*Goal of the exercise*.
Nothing after the line with "(0,0) rectangle (762,454);" belongs in the copy; extract the lines below from the top through that line, pictures left out.

[Charts and diagrams as code]
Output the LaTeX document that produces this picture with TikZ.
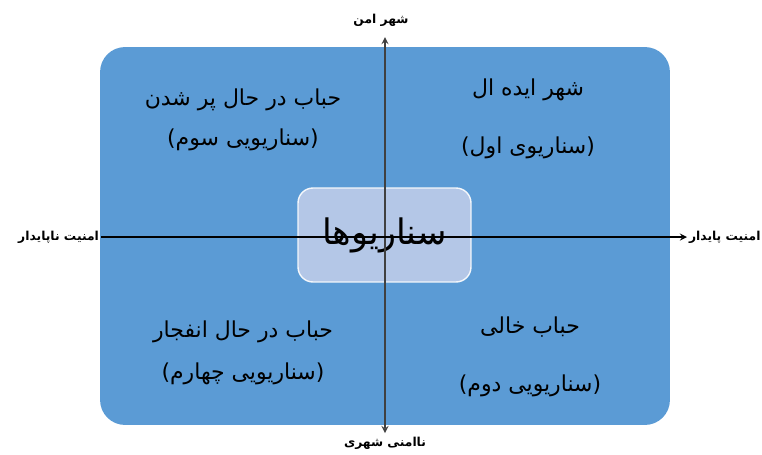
\documentclass[tikz,border=0pt]{standalone}
\usepackage{fontspec}
\newfontfamily\arabicfont[Script=Arabic]{DejaVu Sans}
\newfontfamily\parenfont{DejaVu Sans}
\TeXXeTstate=1
\usetikzlibrary{positioning}
\definecolor{boxblue}{HTML}{5B9BD5}
\definecolor{paleblue}{HTML}{B4C7E7}

\begin{document}
\begin{tikzpicture}[x=0.02cm, y=-0.02cm,
    quadtext/.style={font=\arabicfont\fontsize{12.5}{15}\selectfont, align=center, inner sep=0pt},
    axislabel/.style={font=\arabicfont\bfseries\fontsize{7}{9}\selectfont, inner sep=1pt},
    axisline/.style={black, line width=0.8pt, >=stealth}]
    \useasboundingbox (0,0) rectangle (762,454);

    \node [fill=boxblue, rounded corners=0.5cm, minimum width=11.4cm, minimum height=7.56cm] (board) at (385,236) {};
    \node [fill=paleblue, draw=white!85!paleblue, line width=0.8pt, rounded corners=0.3cm,
        minimum width=3.46cm, minimum height=1.88cm, font=\arabicfont\fontsize{20}{24}\selectfont] (center) at (384.5,235) {\beginR سناریوها\endR};

    \node [quadtext] (third) at (243,120) {\beginR حباب در حال پر شدن\endR\\[2.6mm] \hbox{\parenfont(}\beginR سناریویی سوم\endR\hbox{\parenfont)}};
    \node [quadtext] (first) at (528,119) {\beginR شهر ایده ال\endR\\[6.4mm] \hbox{\parenfont(}\beginR سناریوی اول\endR\hbox{\parenfont)}};
    \node [quadtext] (fourth) at (243,353) {\beginR حباب در حال انفجار\endR\\[3.2mm] \hbox{\parenfont(}\beginR سناریویی چهارم\endR\hbox{\parenfont)}};
    \node [quadtext] (second) at (530,357) {\beginR حباب خالی\endR\\[6.3mm] \hbox{\parenfont(}\beginR سناریویی دوم\endR\hbox{\parenfont)}};

    \node [axislabel] (safe) at (381,20) {\beginR شهر امن\endR};
    \node [axislabel] (unsafe) at (385,443) {\beginR ناامنی شهری\endR};
    \node [axislabel, anchor=east] (unstable) at (101,237) {\beginR امنیت ناپایدار\endR};
    \node [axislabel, anchor=west] (stable) at (687,237) {\beginR امنیت پایدار\endR};

    \coordinate (vtop) at (385,37);
    \coordinate (vbottom) at (385,433);
    \draw [axisline, black!75, <->] (vtop) -- (vbottom);
    \draw [axisline, ->] (unstable.east) -- (unstable.east -| stable.west);
\end{tikzpicture}
\end{document}
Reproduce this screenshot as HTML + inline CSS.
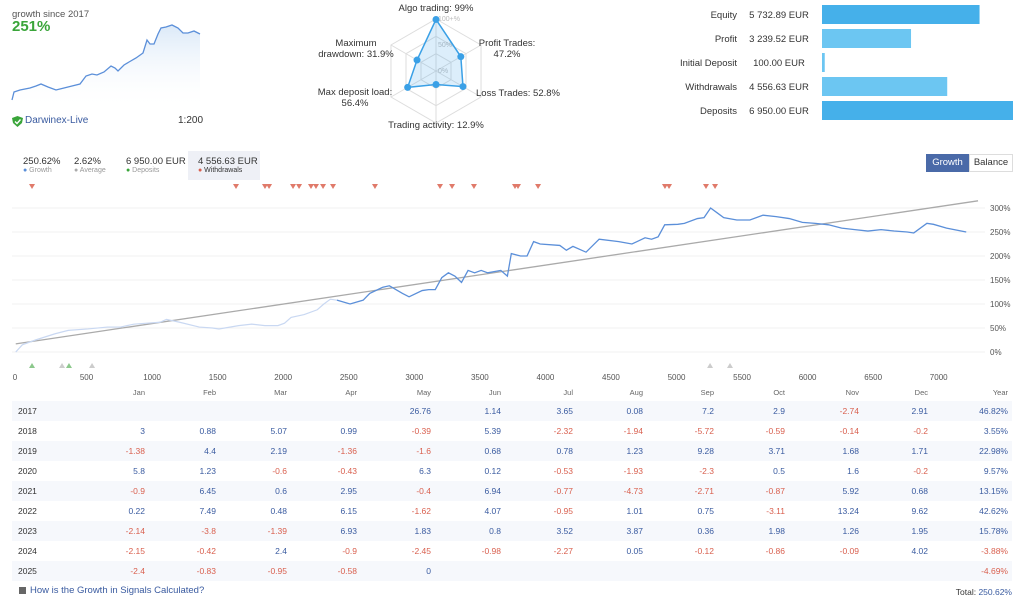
<!DOCTYPE html>
<html><head><meta charset="utf-8">
<style>
body{margin:0;width:1024px;height:607px;background:#fff;font-family:"Liberation Sans","DejaVu Sans",sans-serif;position:relative;overflow:hidden;color:#333}
.a{position:absolute;white-space:nowrap}
.s{font-size:9.5px}
</style></head><body>
<div class="a s" style="left:12px;top:9px;color:#555">growth since 2017</div>
<div class="a" style="left:12px;top:18px;font-size:15px;color:#3aa53a;font-weight:bold">251%</div>
<svg class="a" style="left:0;top:0" width="220" height="110">
<defs><linearGradient id="g" x1="0" y1="0" x2="0" y2="1"><stop offset="0" stop-color="#dbe9f8"/><stop offset="1" stop-color="#fff" stop-opacity="0"/></linearGradient></defs>
<g id="mini"></g></svg>
<svg class="a" style="left:12px;top:116px" width="11" height="11"><path d="M5.5 0 L11 2 L10 7 L5.5 11 L1 7 L0 2Z" fill="#3aa53a"/><path d="M3 5.5 L5 7.5 L8.5 3.5" stroke="#fff" stroke-width="1.4" fill="none"/></svg>
<div class="a" style="left:25px;top:115px;color:#3a5ba0;font-size:10px">Darwinex-Live</div>
<div class="a" style="left:178px;top:115px;font-size:10px">1:200</div>

<div class="a" style="left:188px;top:151px;width:72px;height:29px;background:#eef0f6"></div>
<div class="a s" style="left:23px;top:156px">250.62%<div style="font-size:7px;color:#999"><span style="color:#5b8fd9">●</span> Growth</div></div>
<div class="a s" style="left:74px;top:156px">2.62%<div style="font-size:7px;color:#999"><span style="color:#aaa">●</span> Average</div></div>
<div class="a s" style="left:126px;top:156px">6 950.00 EUR<div style="font-size:7px;color:#999"><span style="color:#3aa53a">●</span> Deposits</div></div>
<div class="a s" style="left:198px;top:156px">4 556.63 EUR<div style="font-size:7px;color:#333"><span style="color:#d9604f">●</span> Withdrawals</div></div>

<svg class="a" style="left:300px;top:0" width="280" height="135" font-size="9.5" font-family="Liberation Sans, DejaVu Sans, sans-serif" fill="#333"><g id="radar"></g></svg>

<svg class="a" style="left:660px;top:0" width="364" height="125" font-size="9.5" font-family="Liberation Sans, DejaVu Sans, sans-serif" fill="#333"><g id="bars"></g></svg>

<div class="a s" style="left:926px;top:154px;width:43px;height:18px;line-height:18px;text-align:center;background:#4a6aa8;color:#fff">Growth</div>
<div class="a s" style="left:969px;top:154px;width:42px;height:16px;line-height:16px;text-align:center;border:1px solid #ddd;color:#333">Balance</div>

<svg class="a" style="left:0;top:180px" width="1024" height="205" font-size="8" font-family="Liberation Sans, DejaVu Sans, sans-serif" fill="#555"><g id="main" transform="translate(0,-180)"></g></svg>

<div id="table"></div>
<div class="a" style="left:19px;top:587px;width:7px;height:7px;background:#666"></div>
<div class="a s" style="left:30px;top:585px;color:#3a5ba0">How is the Growth in Signals Calculated?</div>
<div class="a" style="right:12px;top:587px;font-size:8.5px">Total: <span style="color:#3a5ba0">250.62%</span></div>

<script>
const NS='http://www.w3.org/2000/svg';
function mk(p,t,a){const e=document.createElementNS(NS,t);for(const k in a)e.setAttribute(k,a[k]);p.appendChild(e);return e;}

// mini chart
const miniX=[12,14,20,30,36,41,48,56,64,72,80,86,92,97,104,111,115,118,124,129,136,143,147,150,154,158,161,166,172,178,183,188,194,200];
const miniY=[100,92,90,88,86,84,87,90,88,86,84,76,74,75,72,66,68,71,65,62,58,53,40,44,44,34,28,27,25,28,33,33,31,34];
(function(){const g=document.getElementById('mini');
let d='M'+miniX.map((x,i)=>x+' '+miniY[i]).join(' L');
const ar=mk(g,'path',{d:d+' L200 110 L12 110 Z',fill:'url(#g)'});

const ln=mk(g,'path',{d:d,fill:'none',stroke:'#5b8fd9','stroke-width':1.3});
})();

// radar
const radarLabels=['Algo trading: 99%','Profit Trades:|47.2%','Loss Trades: 52.8%','Trading activity: 12.9%','Max deposit load:|56.4%','Maximum|drawdown: 31.9%'];
const radarValues=[99,47.2,52.8,12.9,56.4,31.9];
(function(){const g=document.getElementById('radar');const cx=136,cy=71,R=52;
const ang=i=>(-90+60*i)*Math.PI/180;
[1/3,2/3,1].forEach(f=>{mk(g,'polygon',{points:[0,1,2,3,4,5].map(i=>(cx+R*f*Math.cos(ang(i)))+','+(cy+R*f*Math.sin(ang(i)))).join(' '),fill:'none',stroke:'#ddd'});});
for(let i=0;i<6;i++)mk(g,'line',{x1:cx,y1:cy,x2:cx+R*Math.cos(ang(i)),y2:cy+R*Math.sin(ang(i)),stroke:'#ddd'});
[['100+%',18],['50%',44],['0%',70]].forEach(t=>{const e=mk(g,'text',{x:cx+2,y:t[1]+3,fill:'#bbb','font-size':7});e.textContent=t[0];});
const pr=v=>R*(0.15+0.85*v/100);
const pts=radarValues.map((v,i)=>[cx+pr(v)*Math.cos(ang(i)),cy+pr(v)*Math.sin(ang(i))]);
const poly=mk(g,'polygon',{points:pts.map(p=>p.join(',')).join(' '),fill:'rgba(80,170,235,0.2)',stroke:'#3aa0e6','stroke-width':1.5});

pts.forEach(p=>{const c=mk(g,'circle',{cx:p[0],cy:p[1],r:3.5,fill:'#3aa0e6'});});
const pos=[[136,11,'middle'],[207,46,'middle'],[218,96,'middle'],[136,128,'middle'],[55,95,'middle'],[56,46,'middle']];
radarLabels.forEach((l,i)=>{const ls=l.split('|');ls.forEach((s,j)=>{const e=mk(g,'text',{x:pos[i][0],y:pos[i][1]+j*11,'text-anchor':pos[i][2]});e.textContent=s;});});})();

// bars
const barNames=['Equity','Profit','Initial Deposit','Withdrawals','Deposits'];
const barValues=[5732.89,3239.52,100,4556.63,6950];
const barText=['5 732.89 EUR','3 239.52 EUR','100.00 EUR','4 556.63 EUR','6 950.00 EUR'];
const barColors=['#45b0ea','#6cc6f2','#6cc6f2','#6cc6f2','#45b0ea'];
(function(){const g=document.getElementById('bars');const bx=162,bw=191,mx=6950;
barNames.forEach((n,i)=>{const y=5+i*24;
let t=mk(g,'text',{x:77,y:y+13,'text-anchor':'end'});t.textContent=n;
t=mk(g,'text',{x:119,y:y+13,'text-anchor':'middle'});t.textContent=barText[i];
const r=mk(g,'rect',{x:bx,y:y,width:Math.max(2,bw*barValues[i]/mx),height:19,fill:barColors[i]});
});})();

// main chart
const yTicks=[0,50,100,150,200,250,300];
const xTicks=[0,500,1000,1500,2000,2500,3000,3500,4000,4500,5000,5500,6000,6500,7000];
const growthX=[0,50,150,300,400,550,700,800,900,1000,1100,1150,1250,1400,1500,1550,1700,1800,1900,2000,2050,2100,2200,2300,2350,2400,2450,2550,2650,2700,2800,2850,2950,3000,3100,3150,3200,3250,3300,3350,3400,3450,3500,3550,3600,3700,3750,3780,3850,3900,3950,4000,4150,4200,4250,4350,4450,4600,4700,4800,4850,4900,4950,5050,5100,5200,5250,5300,5350,5400,5500,5600,5700,5800,5900,6000,6100,6200,6300,6400,6500,6600,6700,6800,6850,6950,7000,7100,7250];
const growthY=[0,15,25,38,45,48,52,52,58,60,62,68,62,52,50,48,55,58,55,55,60,72,78,88,100,110,108,100,108,122,135,138,122,115,128,130,130,155,165,158,145,170,165,170,165,170,158,205,200,200,230,225,222,212,220,208,235,230,225,238,235,240,265,266,268,278,280,300,290,280,275,275,285,282,278,270,268,265,258,255,252,255,252,250,248,268,266,258,250];
const trendX=[-40,7300];const trendY=[17,315];
const withdrawalX=[84,1640,1861,1892,2075,2121,2212,2250,2304,2380,2700,3196,3288,3455,3768,3791,3944,4912,4943,5225,5294];
const depositX=[84,366];const otherX=[313,542,5256,5408];
const xs=u=>21+u*0.1311, ys=p=>352-p*0.48;
(function(){const g=document.getElementById('main');
yTicks.forEach(v=>{mk(g,'line',{x1:12,x2:985,y1:ys(v),y2:ys(v),stroke:'#f0f0f0'});const t=mk(g,'text',{x:990,y:ys(v)+3});t.textContent=v+'%';});
xTicks.forEach(v=>{const t=mk(g,'text',{x:v===0?15:xs(v),y:380,'text-anchor':'middle'});t.textContent=v;});
const tr=mk(g,'line',{x1:xs(trendX[0]),y1:ys(trendY[0]),x2:xs(trendX[1]),y2:ys(trendY[1]),stroke:'#aaa','stroke-width':1.3});

const p1=[],p2=[];growthX.forEach((x,i)=>{const s=Math.max(15,xs(x-40))+' '+ys(growthY[i]);if(x<=2450)p1.push(s);if(x>=2450)p2.push(s);});
let l=mk(g,'path',{d:'M'+p1.join(' L'),fill:'none',stroke:'#c9d8f2','stroke-width':1.2});

l=mk(g,'path',{d:'M'+p2.join(' L'),fill:'none',stroke:'#5b8fd9','stroke-width':1.3});

const tri=(x,y,down,c,n)=>{const X=xs(x);const e=mk(g,'polygon',{points:down?`${X-3},${y} ${X+3},${y} ${X},${y+5}`:`${X-3},${y+5} ${X+3},${y+5} ${X},${y}`,fill:c});};
withdrawalX.forEach(x=>tri(x,184,true,'#e07a6a','withdrawal-marker'));
depositX.forEach(x=>tri(x,363,false,'#8cc88c','deposit-marker'));
otherX.forEach(x=>tri(x,363,false,'#ccc','event-marker'));})();

// table
const months=['Jan','Feb','Mar','Apr','May','Jun','Jul','Aug','Sep','Oct','Nov','Dec','Year'];
const years=['2017','2018','2019','2020','2021','2022','2023','2024','2025'];
const tableData=[
['','','','','26.76','1.14','3.65','0.08','7.2','2.9','-2.74','2.91','46.82%'],
['3','0.88','5.07','0.99','-0.39','5.39','-2.32','-1.94','-5.72','-0.59','-0.14','-0.2','3.55%'],
['-1.38','4.4','2.19','-1.36','-1.6','0.68','0.78','1.23','9.28','3.71','1.68','1.71','22.98%'],
['5.8','1.23','-0.6','-0.43','6.3','0.12','-0.53','-1.93','-2.3','0.5','1.6','-0.2','9.57%'],
['-0.9','6.45','0.6','2.95','-0.4','6.94','-0.77','-4.73','-2.71','-0.87','5.92','0.68','13.15%'],
['0.22','7.49','0.48','6.15','-1.62','4.07','-0.95','1.01','0.75','-3.11','13.24','9.62','42.62%'],
['-2.14','-3.8','-1.39','6.93','1.83','0.8','3.52','3.87','0.36','1.98','1.26','1.95','15.78%'],
['-2.15','-0.42','2.4','-0.9','-2.45','-0.98','-2.27','0.05','-0.12','-0.86','-0.09','4.02','-3.88%'],
['-2.4','-0.83','-0.95','-0.58','0','','','','','','','','-4.69%']];
const colRight=[145,216,287,357,431,501,573,643,714,785,859,928,1008];
(function(){const T=document.getElementById('table');let h='';
months.forEach((m,i)=>{h+=`<div class="a" style="font-size:7.5px;color:#666;right:${1024-colRight[i]}px;top:388px">${m}</div>`;});
years.forEach((y,r)=>{const top=401+r*20;
h+=`<div class="a" style="left:12px;top:${top}px;width:1000px;height:20px;background:${r%2==0?'#f6f8fc':'#fff'}"></div>`;
h+=`<div class="a" style="left:18px;top:${top+5}px;font-size:8.5px;color:#333">${y}</div>`;
tableData[r].forEach((v,c)=>{if(v==='')return;const col=v.startsWith('-')?'#d9604f':'#3a5ba0';
h+=`<div class="a" style="right:${1024-colRight[c]}px;top:${top+5}px;font-size:8.5px;color:${col}">${v}</div>`;});});
T.innerHTML=h;})();
</script>
</body></html>
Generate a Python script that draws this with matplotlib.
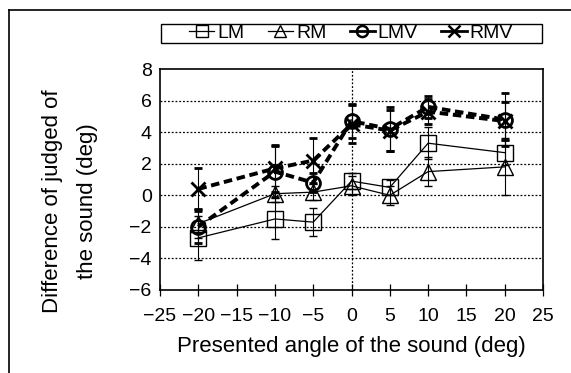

*Problem solution*.
Output the LaTeX document that produces this picture with TikZ.
\documentclass[tikz,border=0pt]{standalone}
\usepackage{fontspec}
\newfontfamily\arabicfont[Script=Arabic]{DejaVu Sans}
\newfontfamily\parenfont{DejaVu Sans}
\TeXXeTstate=1
\usetikzlibrary{positioning}
\definecolor{boxblue}{HTML}{5B9BD5}
\definecolor{paleblue}{HTML}{B4C7E7}

\begin{document}
\begin{tikzpicture}[x=0.02cm, y=-0.02cm,
    quadtext/.style={font=\arabicfont\fontsize{12.5}{15}\selectfont, align=center, inner sep=0pt},
    axislabel/.style={font=\arabicfont\bfseries\fontsize{7}{9}\selectfont, inner sep=1pt},
    axisline/.style={black, line width=0.8pt, >=stealth}]
    \useasboundingbox (0,0) rectangle (762,454);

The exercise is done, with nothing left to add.